Я до сих пор не могу понять, как сложились их отношения с Вадимом. И по-моему, никто в экспедиции не мог этого понять. Весной на целое лето они расставались друг с другом, чтобы осенью встретиться вновь — загорелые, обветренные и похудевшие.
Все это время после окончания университета я работал младшим научным сотрудником в НИИ, все это время я думал о ней. И мне часто казалось, что я видел ее на улице, в кино, в библиотеке, на реке. Я видел ее в каждой девушке. Но я знал — ее здесь нет, она далеко в горах. Два раза я приезжал в Ош, но так и не застал ее, потому что она была в экспедиции. А сейчас я сам уезжал в экспедицию в Сибирь. Может быть, уезжал навсегда, и поэтому я не мог не проститься с ней.
Вадим удивился, увидев меня в Оше. Я сказал ему, что мне надо попасть на Восточный Памир, чтобы собрать кое-какие материалы для своей будущей диссертации. Кажется, я покраснел, говоря это Вадиму, потому что никакую диссертацию я не писал, но Вадим, по-моему, этого не заметил. Однако, когда врачи запретили мне ехать в горы, он развел руками. Но я все же уговорил Вадима взять меня с собой, и он согласился.
И вот, надо же случиться — тутек… Однако через два дня я чувствовал себя уже сносно. Утром, выйдя из палатки, я встретил у дороги караванщика Узербая. С Узербаем я познакомился еще в Оше, он уехал на полмесяца раньше нас. Сейчас он возвращался в свой родной Суфи-Курган. Узербай сообщил мне новость — Галина вместе с двумя другими сотрудниками, после того как они едва не погибли под снежной лавиной, погрузили весь свой нехитрый скарб на кутасов[2] и двинулись вниз через долину, чтобы присоединиться к экспедиции Тарновского, которая находится намного восточнее. Сегодня к концу дня они будут проходить, видимо, около Безымянного хребта — два дня пути, если ехать по трассе, а если идти по тропинке, то дня полтора.
Я понял, что мне представляется случай увидеть Галину. Мне ничего не надо было — только увидеть ее, поговорить с ней… Но для того чтобы встретить Галину у Безымянного хребта, я должен пройти Аркансу. А я знал, что на это не решались даже опытные альпинисты.
И поэтому я пошел просить совета у Узербая. Кто как не старый караванщик должен был помочь мне.
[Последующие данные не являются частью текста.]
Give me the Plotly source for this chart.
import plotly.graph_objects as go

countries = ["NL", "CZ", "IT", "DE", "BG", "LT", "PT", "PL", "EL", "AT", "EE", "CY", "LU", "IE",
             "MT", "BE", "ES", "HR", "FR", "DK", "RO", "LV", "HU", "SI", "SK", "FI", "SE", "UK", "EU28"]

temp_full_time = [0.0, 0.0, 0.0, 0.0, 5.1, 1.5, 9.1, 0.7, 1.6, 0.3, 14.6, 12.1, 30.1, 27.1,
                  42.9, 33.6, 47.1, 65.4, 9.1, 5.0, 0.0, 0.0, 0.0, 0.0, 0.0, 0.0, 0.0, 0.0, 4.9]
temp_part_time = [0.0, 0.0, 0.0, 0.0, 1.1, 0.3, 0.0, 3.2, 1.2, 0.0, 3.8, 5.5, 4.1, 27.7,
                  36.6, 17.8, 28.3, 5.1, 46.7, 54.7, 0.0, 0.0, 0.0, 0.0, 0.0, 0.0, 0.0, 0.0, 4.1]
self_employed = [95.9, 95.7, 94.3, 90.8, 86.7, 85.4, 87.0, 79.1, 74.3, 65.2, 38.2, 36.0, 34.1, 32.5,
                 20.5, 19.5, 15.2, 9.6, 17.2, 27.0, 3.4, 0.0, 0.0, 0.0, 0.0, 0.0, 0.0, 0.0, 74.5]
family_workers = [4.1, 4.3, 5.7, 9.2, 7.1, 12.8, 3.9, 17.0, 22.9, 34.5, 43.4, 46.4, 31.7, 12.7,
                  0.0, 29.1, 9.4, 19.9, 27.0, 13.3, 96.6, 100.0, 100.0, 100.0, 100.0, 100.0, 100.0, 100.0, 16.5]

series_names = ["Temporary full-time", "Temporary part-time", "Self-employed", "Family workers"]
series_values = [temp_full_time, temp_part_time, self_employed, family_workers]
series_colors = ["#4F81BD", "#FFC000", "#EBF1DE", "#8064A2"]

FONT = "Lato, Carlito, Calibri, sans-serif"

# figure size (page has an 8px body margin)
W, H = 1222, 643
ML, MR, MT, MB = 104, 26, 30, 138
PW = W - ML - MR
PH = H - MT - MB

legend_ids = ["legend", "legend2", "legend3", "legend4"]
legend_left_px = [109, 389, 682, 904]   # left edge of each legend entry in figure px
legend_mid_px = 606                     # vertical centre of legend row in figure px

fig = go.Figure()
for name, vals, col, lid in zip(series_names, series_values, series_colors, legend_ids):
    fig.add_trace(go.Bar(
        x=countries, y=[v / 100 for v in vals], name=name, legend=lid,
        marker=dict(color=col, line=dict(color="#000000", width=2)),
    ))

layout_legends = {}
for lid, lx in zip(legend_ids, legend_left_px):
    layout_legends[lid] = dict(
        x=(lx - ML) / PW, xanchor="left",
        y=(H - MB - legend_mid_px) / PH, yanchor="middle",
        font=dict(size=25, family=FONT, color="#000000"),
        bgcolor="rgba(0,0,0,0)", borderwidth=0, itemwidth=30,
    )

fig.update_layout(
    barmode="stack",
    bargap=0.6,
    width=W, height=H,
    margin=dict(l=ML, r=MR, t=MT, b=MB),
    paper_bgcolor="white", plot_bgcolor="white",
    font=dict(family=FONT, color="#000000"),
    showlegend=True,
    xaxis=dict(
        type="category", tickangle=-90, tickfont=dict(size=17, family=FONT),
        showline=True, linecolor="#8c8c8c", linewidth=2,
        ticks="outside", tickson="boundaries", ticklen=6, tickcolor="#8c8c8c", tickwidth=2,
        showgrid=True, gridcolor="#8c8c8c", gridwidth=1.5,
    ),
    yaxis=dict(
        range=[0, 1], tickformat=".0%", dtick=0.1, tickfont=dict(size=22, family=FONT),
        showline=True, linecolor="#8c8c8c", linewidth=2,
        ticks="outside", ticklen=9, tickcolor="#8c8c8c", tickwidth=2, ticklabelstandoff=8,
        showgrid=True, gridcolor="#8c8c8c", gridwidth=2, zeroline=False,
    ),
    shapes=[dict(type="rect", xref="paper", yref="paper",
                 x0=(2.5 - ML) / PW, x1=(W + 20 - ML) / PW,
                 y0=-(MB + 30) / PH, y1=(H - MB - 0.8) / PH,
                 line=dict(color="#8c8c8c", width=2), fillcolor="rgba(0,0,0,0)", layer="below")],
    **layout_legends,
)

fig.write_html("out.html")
Узербай ночевал на ледниках, перебирался через глубокие трещины, обвязавшись веревками из шерсти яка, длиннющими оврингами[3] шел над бездонными пропастями, он проникал через недоступные ущелья, забирался в такие места, куда не доберешься даже на вертолете.
Смуглое лицо Узербая, казалось, выражало безразличие, а глаза сузились — тоненькие щелочки.
— Нет, — сказал Узербай. — Нет. Через Аркансу пройти нельзя.
Так сказал караванщик. А слова караванщика — это закон гор. И, кто нарушает закон гор, тот погибает.
Мы сидели с ним около юрты и глядели на яков, пасущихся недалеко. Мой взгляд невольно скользил вдоль вершин к ущелью — там Аркансу.
Узербай начал прощаться, мы выпили с ним по пиалушке айрана и закусили сухой лепешкой. После этого Узербай крепко пожал мне руку и, вскочив на коня, тронулся в путь. А я глядел ему вслед до тех пор, пока едва различимая крохотная точка не мелькнула на гребне перевала, чтобы совсем исчезнуть из глаз. Мне стало грустно. Я взобрался на пригорок — отсюда было видно, как далеко-далеко на востоке растрепанные тучи тащились по земле, выгребая пыль и щебень из расселин, смешивались с пылью и вдруг начинали вертеться, словно отплясывая дикий танец. Серые смерчи поднимались высоко вверх, растворяясь в облаках. И тогда видна была между отвесных скал узкая полоска ущелья, за которым начиналась долина с крутыми осыпающимися холмами по краям — Аркансу.